Comment Enedis traque les tricheurs… et ce qu’ils risquent vraiment
Face à cette montée de la fraude, Enedis a renforcé sa lutte contre la fraude. Le gestionnaire du réseau insiste sur le fait que le système Linky est loin d’être passif. Le compteur communicant dispose de plusieurs dizaines d’alarmes automatiques capables de détecter des anomalies : variations incohérentes entre la puissance appelée et l’énergie comptée, coupures répétées, comportements atypiques de l’appareil.
Ces signaux remontent en temps quasi réel vers les services spécialisés de l’entreprise. Sur tout le territoire, environ 250 agents sont dédiés à l’analyse de ces alertes et à la conduite de contrôles ciblés. Lorsqu’un doute sérieux apparaît, des équipes peuvent être envoyées sur place pour examiner physiquement l’installation et vérifier si le compteur a été ouvert ou modifié.
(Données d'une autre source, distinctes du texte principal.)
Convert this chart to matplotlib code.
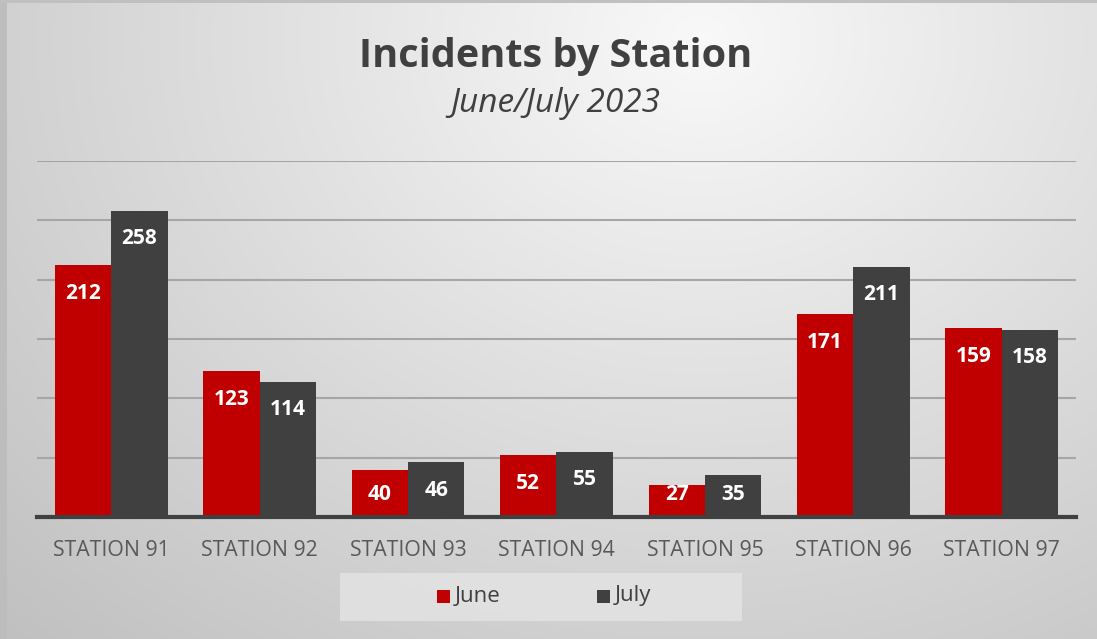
import numpy as np
import matplotlib
matplotlib.use("Agg")
import matplotlib.pyplot as plt
from matplotlib.patches import Rectangle

categories = ["STATION 91", "STATION 92", "STATION 93", "STATION 94", "STATION 95", "STATION 96", "STATION 97"]
june = [212, 123, 40, 52, 27, 171, 159]
july = [258, 114, 46, 55, 35, 211, 158]
series_names = ["June", "July"]
title = "Incidents by Station"
subtitle = "June/July 2023"

W, H = 1097, 639
fig = plt.figure(figsize=(W / 100, H / 100), dpi=100)

# background radial gradient
bg = fig.add_axes([0, 0, 1, 1])
yy, xx = np.mgrid[0:H, 0:W]
cx, cy = 700, 40
d = np.sqrt(((xx - cx) / 900.0) ** 2 + ((yy - cy) / 750.0) ** 2)
v = np.clip(0.975 - 0.20 * d, 0.74, 1.0)
img = np.dstack([v, v, v])
bg.imshow(img, extent=[0, W, H, 0], aspect="auto", interpolation="bilinear")
bg.add_patch(Rectangle((0, 0), 7, H, color="#bdbdbd", lw=0))
bg.add_patch(Rectangle((0, 0), W, 3, color="#c0c0c0", lw=0))
bg.set_xlim(0, W)
bg.set_ylim(H, 0)
bg.axis("off")

# legend box
bg.add_patch(Rectangle((340, 573), 402, 48, color="#e3e3e3", lw=0, alpha=0.85))

ax = fig.add_axes([37 / W, 1 - 517 / H, (1076 - 37) / W, (517 - 161) / H])
ax.patch.set_alpha(0)
x = np.arange(len(categories))
bw = 0.38
red = "#c00000"
dark = "#404040"
b1 = ax.bar(x - bw / 2, june, bw, color=red, zorder=3, label=series_names[0])
b2 = ax.bar(x + bw / 2, july, bw, color=dark, zorder=3, label=series_names[1])
ax.set_xlim(-0.5, len(categories) - 0.5)
ax.set_ylim(0, 300)
ax.set_yticks(np.arange(0, 301, 50))
ax.yaxis.grid(True, color="#a6a6a6", lw=1.5, zorder=1)
ax.tick_params(axis="y", left=False, labelleft=False)
ax.tick_params(axis="x", bottom=False, pad=13)
ax.set_xticks(x)
ax.set_xticklabels(categories, fontsize=15.3, color="#595959", family="Open Sans")
for s in ["top", "right", "left"]:
    ax.spines[s].set_visible(False)
ax.spines["bottom"].set_color("#404040")
ax.spines["bottom"].set_linewidth(3)
ax.spines["bottom"].set_zorder(4)

units_per_px = 300.0 / (517 - 161)
for bars, vals in ((b1, june), (b2, july)):
    for b, val in zip(bars, vals):
        ylab = max(val - 28 * units_per_px, 23 * units_per_px)
        ax.text(b.get_x() + b.get_width() / 2, ylab, str(val),
                ha="center", va="center", color="white", fontsize=15,
                fontweight="bold", family="Open Sans", zorder=5)

fig.text(556 / W, 1 - 56 / H, title, ha="center", va="center", fontsize=28.5,
         fontweight="bold", color="#404040", family="Open Sans")
fig.text(555 / W, 1 - 104 / H, subtitle, ha="center", va="center", fontsize=24,
         style="italic", color="#404040", family="Open Sans")

# legend
for (lx, name, col) in ((437, "June", red), (597, "July", dark)):
    bg.add_patch(Rectangle((lx, 590), 13, 13, color=col, lw=0))
    bg.text(lx + 18, 596, name, ha="left", va="center", fontsize=16, color="#404040",
            family="Open Sans")

fig.savefig("out.png", dpi=100)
En parallèle, Enedis rappelle régulièrement au public que toute intervention sur la partie scellée du compteur est strictement interdite. Seuls ses techniciens ou des intervenants mandatés peuvent y accéder. Cette zone ne doit jamais être ouverte par un particulier, même sous prétexte de réparation ou d’optimisation de sa consommation d’électricité.
Mais saviez-vous que, derrière cette apparente « astuce » pour faire baisser ses factures, se cache en réalité un risque pénal tout à fait colossal ? C’est là que beaucoup de fraudeurs tombent de haut.
Truquer un compteur, que ce soit pour soi-même ou pour un tiers, ne relève pas d’un simple « arrangement » avec sa facture d’électricité. La pratique est assimilée à une escroquerie et à un vol d’énergie, avec des conséquences judiciaires lourdes.
En cas de condamnation, les contrevenants s’exposent à une amende record pouvant atteindre un million d’euros et à une peine de prison pouvant aller jusqu’à dix ans. Une réalité qui fait soudainement paraître les économies espérées bien dérisoires face au coût potentiel de la fraude.